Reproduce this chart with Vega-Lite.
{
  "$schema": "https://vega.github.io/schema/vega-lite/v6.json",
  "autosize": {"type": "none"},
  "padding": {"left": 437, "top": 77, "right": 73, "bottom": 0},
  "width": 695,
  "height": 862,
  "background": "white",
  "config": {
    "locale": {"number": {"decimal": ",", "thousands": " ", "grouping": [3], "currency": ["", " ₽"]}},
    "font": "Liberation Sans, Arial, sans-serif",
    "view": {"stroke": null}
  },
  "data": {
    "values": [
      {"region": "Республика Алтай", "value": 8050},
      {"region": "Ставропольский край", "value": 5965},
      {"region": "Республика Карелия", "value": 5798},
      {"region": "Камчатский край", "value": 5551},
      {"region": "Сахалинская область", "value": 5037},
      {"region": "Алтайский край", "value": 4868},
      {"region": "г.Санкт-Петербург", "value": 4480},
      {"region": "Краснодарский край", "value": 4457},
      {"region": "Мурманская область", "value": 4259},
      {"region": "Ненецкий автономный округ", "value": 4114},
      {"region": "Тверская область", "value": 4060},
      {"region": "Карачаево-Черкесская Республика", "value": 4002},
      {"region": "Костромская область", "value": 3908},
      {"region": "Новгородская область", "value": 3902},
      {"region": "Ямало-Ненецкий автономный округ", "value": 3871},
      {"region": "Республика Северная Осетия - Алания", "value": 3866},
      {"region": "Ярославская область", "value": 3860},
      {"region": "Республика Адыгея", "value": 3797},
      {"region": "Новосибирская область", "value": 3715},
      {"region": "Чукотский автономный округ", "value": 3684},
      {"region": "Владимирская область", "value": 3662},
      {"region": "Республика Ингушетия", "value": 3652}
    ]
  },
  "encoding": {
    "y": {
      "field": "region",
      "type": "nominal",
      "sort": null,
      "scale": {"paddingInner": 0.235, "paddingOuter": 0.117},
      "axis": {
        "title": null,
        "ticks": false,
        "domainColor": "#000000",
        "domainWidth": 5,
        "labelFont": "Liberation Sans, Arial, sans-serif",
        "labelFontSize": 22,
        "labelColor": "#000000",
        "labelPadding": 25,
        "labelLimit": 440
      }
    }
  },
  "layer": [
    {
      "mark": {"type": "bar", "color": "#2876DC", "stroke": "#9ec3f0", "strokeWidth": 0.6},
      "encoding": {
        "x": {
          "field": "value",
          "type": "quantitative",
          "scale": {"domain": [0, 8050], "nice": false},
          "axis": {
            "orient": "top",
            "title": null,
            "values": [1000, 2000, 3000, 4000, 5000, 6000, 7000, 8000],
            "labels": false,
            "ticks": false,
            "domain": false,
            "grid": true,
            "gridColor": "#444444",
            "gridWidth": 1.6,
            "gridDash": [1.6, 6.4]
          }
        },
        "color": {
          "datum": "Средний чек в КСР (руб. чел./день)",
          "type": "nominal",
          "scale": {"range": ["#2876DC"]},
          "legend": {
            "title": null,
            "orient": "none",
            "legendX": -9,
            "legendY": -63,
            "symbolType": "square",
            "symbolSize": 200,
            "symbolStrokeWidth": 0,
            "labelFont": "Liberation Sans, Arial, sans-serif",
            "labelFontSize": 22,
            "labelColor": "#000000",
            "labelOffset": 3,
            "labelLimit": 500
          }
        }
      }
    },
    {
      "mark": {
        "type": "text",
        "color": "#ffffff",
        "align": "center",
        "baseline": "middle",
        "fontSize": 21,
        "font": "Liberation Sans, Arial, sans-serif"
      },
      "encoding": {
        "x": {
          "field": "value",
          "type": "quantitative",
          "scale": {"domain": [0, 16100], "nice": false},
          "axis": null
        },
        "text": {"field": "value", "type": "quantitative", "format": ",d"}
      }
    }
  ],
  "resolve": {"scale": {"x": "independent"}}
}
* * *
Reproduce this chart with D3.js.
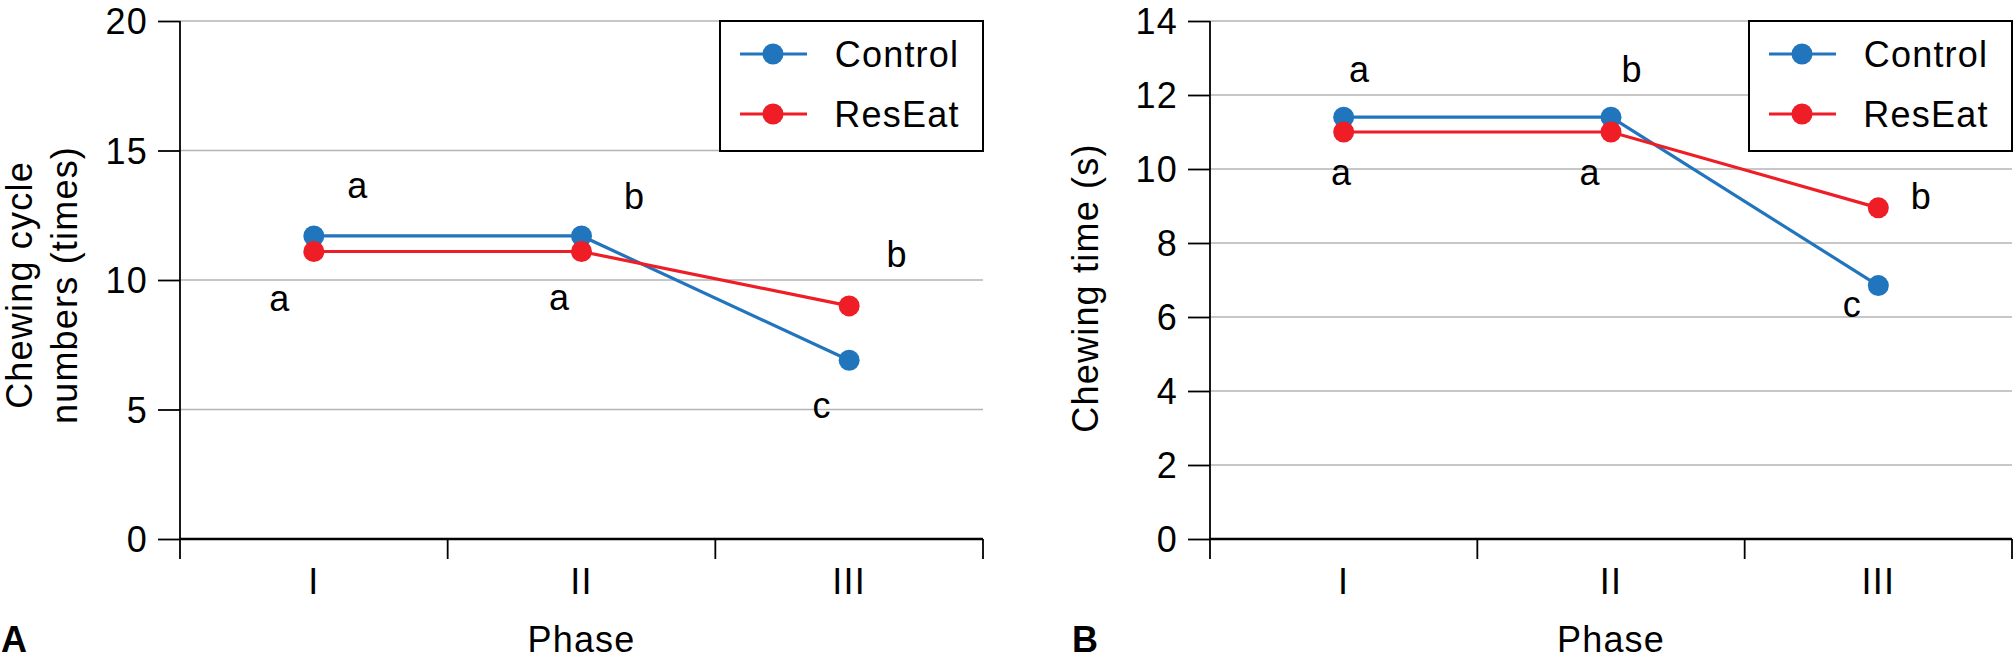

WHAT YOU HAVE TO DO
From the data, pick out every line that includes "with".

ANSWER TO THIS TASK
Reproduce this chart with Vega-Lite.
Reproduce this chart with D3.js.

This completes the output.